[TASK PROMPT]: Copy out the whole listing exactly as written, leaving the pictures behind.

______________________________

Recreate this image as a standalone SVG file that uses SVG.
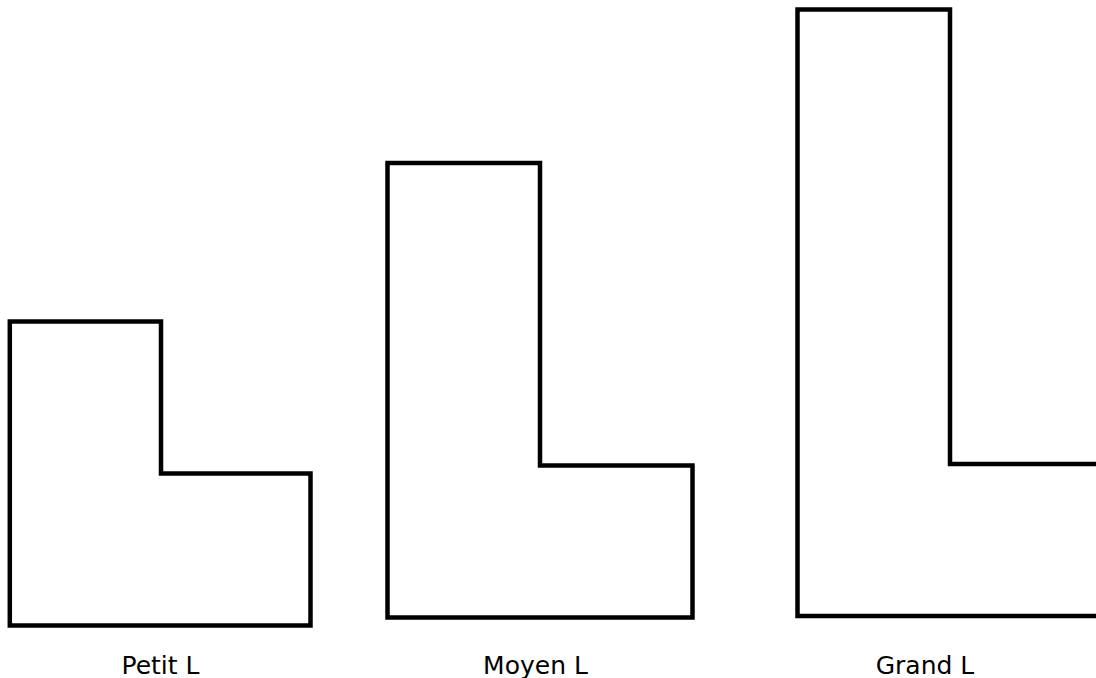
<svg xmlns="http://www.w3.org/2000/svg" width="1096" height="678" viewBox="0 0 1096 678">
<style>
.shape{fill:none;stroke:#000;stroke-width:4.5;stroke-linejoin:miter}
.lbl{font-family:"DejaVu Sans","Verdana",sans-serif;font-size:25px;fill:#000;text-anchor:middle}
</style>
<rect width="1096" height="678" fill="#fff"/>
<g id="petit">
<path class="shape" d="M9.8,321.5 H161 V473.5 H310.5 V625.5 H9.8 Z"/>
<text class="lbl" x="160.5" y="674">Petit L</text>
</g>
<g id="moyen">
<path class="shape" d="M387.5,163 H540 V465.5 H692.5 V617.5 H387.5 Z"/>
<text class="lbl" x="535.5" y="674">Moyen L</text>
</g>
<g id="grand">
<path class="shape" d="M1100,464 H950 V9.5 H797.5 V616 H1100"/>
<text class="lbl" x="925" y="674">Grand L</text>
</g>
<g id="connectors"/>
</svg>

______________________________

[REPLY]:
Recreate this image as a standalone SVG file that uses SVG.
<svg xmlns="http://www.w3.org/2000/svg" width="1096" height="678" viewBox="0 0 1096 678">
<style>
.shape{fill:none;stroke:#000;stroke-width:4.5;stroke-linejoin:miter}
.lbl{font-family:"DejaVu Sans","Verdana",sans-serif;font-size:25px;fill:#000;text-anchor:middle}
</style>
<rect width="1096" height="678" fill="#fff"/>
<g id="petit">
<path class="shape" d="M9.8,321.5 H161 V473.5 H310.5 V625.5 H9.8 Z"/>
<text class="lbl" x="160.5" y="674">Petit L</text>
</g>
<g id="moyen">
<path class="shape" d="M387.5,163 H540 V465.5 H692.5 V617.5 H387.5 Z"/>
<text class="lbl" x="535.5" y="674">Moyen L</text>
</g>
<g id="grand">
<path class="shape" d="M1100,464 H950 V9.5 H797.5 V616 H1100"/>
<text class="lbl" x="925" y="674">Grand L</text>
</g>
<g id="connectors"/>
</svg>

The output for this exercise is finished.